Hi there folks. Short time reader, first time poster.
I'm working on a relatively simple application for displaying real estate listings and doing some other processing on the listing data.
Our current MLS database of listings is about 100k rows. About 15k of those listing rows are active and of the most interest to folks and, to be honest, to my application.
Our MLS system allows up to 12 photos per listing. This means that I'll have about 65k photos of about 70k each if I were to download them all. Not every listing has all 12 photos.
The issue I'm having is trying to figure out how to store these files so that they are easy/fast for me to access programatically and also so that when I'm manipulating the data on the server that I don't have a folder with 65k files in it. The current ftp process that the MLS provides me dumps all the files into a single folder and it sucks. They are kind enough to use a simple naming system like [MLS#]-[picture index].jpg
I can do a new pull from the master MLS system anytime so the data does not need to be backup up or redundant, and it usually doesn't change, but on occasion it may if someone changes the photos for a given listing. The only time writes to the files are typically done is in a batch process as incremental updates occur daily.

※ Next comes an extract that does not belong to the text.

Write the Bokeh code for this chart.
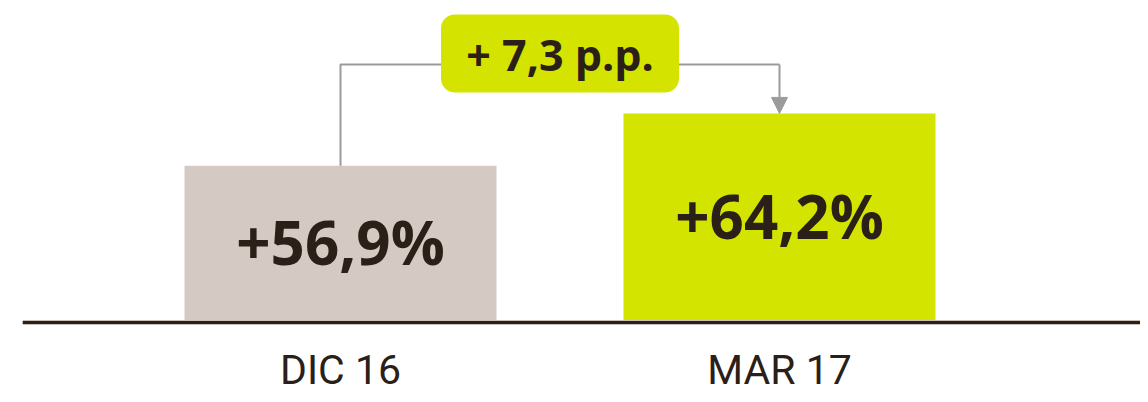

I searched the forum and noted some other suggestions, but to be honest I'm not sure which system would be good for my application and for allowing it to grow as it does every single year with the addition of new listings.
What I came up with were the following:
1) Store all photos in the file system in a big directory. This sucks.
2) Store the photos in the file system, but do a mod100 on the mls# and then store the files in 100 separate folders hoping that the random MLS numbers generated are evenly distributed.
3) Store all files in the database
4) Store a reference to each file in the database and leave the files in the file system.
I am using mysql, php, and dojo to create my application if that helps with your giving me insight. My server seems plenty capable for the limited load that I'll have initially. It's a dual core Xenon @ 2.33GHz, 4 Segate SATAII drive of 400GB each, 4GB RAM, and we're running SUSE and Win2k3 64bit.
Any help would be great. And if I'm leaving key info out to help just let me know.
I confess I didn't read the problem, just the solutions, and peiced the problem together from that
Most here would go for 1) or 4). There's one regular on here, who's name I forget, who likes to store images in databases, but most of us don't.
We had a lively discussion on this which is worth reading. I believe most Unix's will work with any number of files in a directory but you will run into performance problems with 65k files in a directory - even doing an ls will be slow.
I assume you can't access the image files on the original server (ie not ftp them across) because life would be much easier for you if you could. Another slightly different way of doing this would be to only pull the main picture for each listing then, if the user wants to see more pictures of a place, you could check to see if you already have the pictures and ftp them if not. A nightly process could then remove the additional pictures if they haven't been accessed in a month.
How do you currently intend to remove the images on properties that have now been sold? What does MLS mean?
Thanks. I think number 4 sounded the best to me. When I'm debugging and stuff I like to check and make sure that I have the right photo (either from our FTP or from the application) by hand so the 65k thing is really annoying.
Perfect post. I had found another post, but it didn't really go into the pros and cons as much. I liked the point about being able to edit and access the files easily in the file system. solution 4 files in FS and links in DB sounds right to me.
Regarding the MLS. That is broker-speak for Multiple Listing Service. Another fancy sounds more important than it is word for database. I hadn't given much thought to removing the data or archiving it. I was really thinking more along having a separate table for 'old' data. Those would include listings that are expired, sold, or withdrawn from the market.
Then for most of the users (i.e. prospects looking at the data from who knows where), the relevant data is the Active, unsold, listings. That data would be optimized to handle load wrt searching/fetching photos.
The cool thing is that I can use the sold data and allow agents to do things like estimate market value based on searches and aggregates that I'll create. The only thing is that our MLS restricts the viewing of sold data to agents and brokers of the MLS. We are a non-disclosure state in Texas so property sales prices are not public record.
I suppose that would work so long as I didn't make the force of habit mistake of opening the root directory using a GUI. I'll consider that as well because it seems pretty organized also.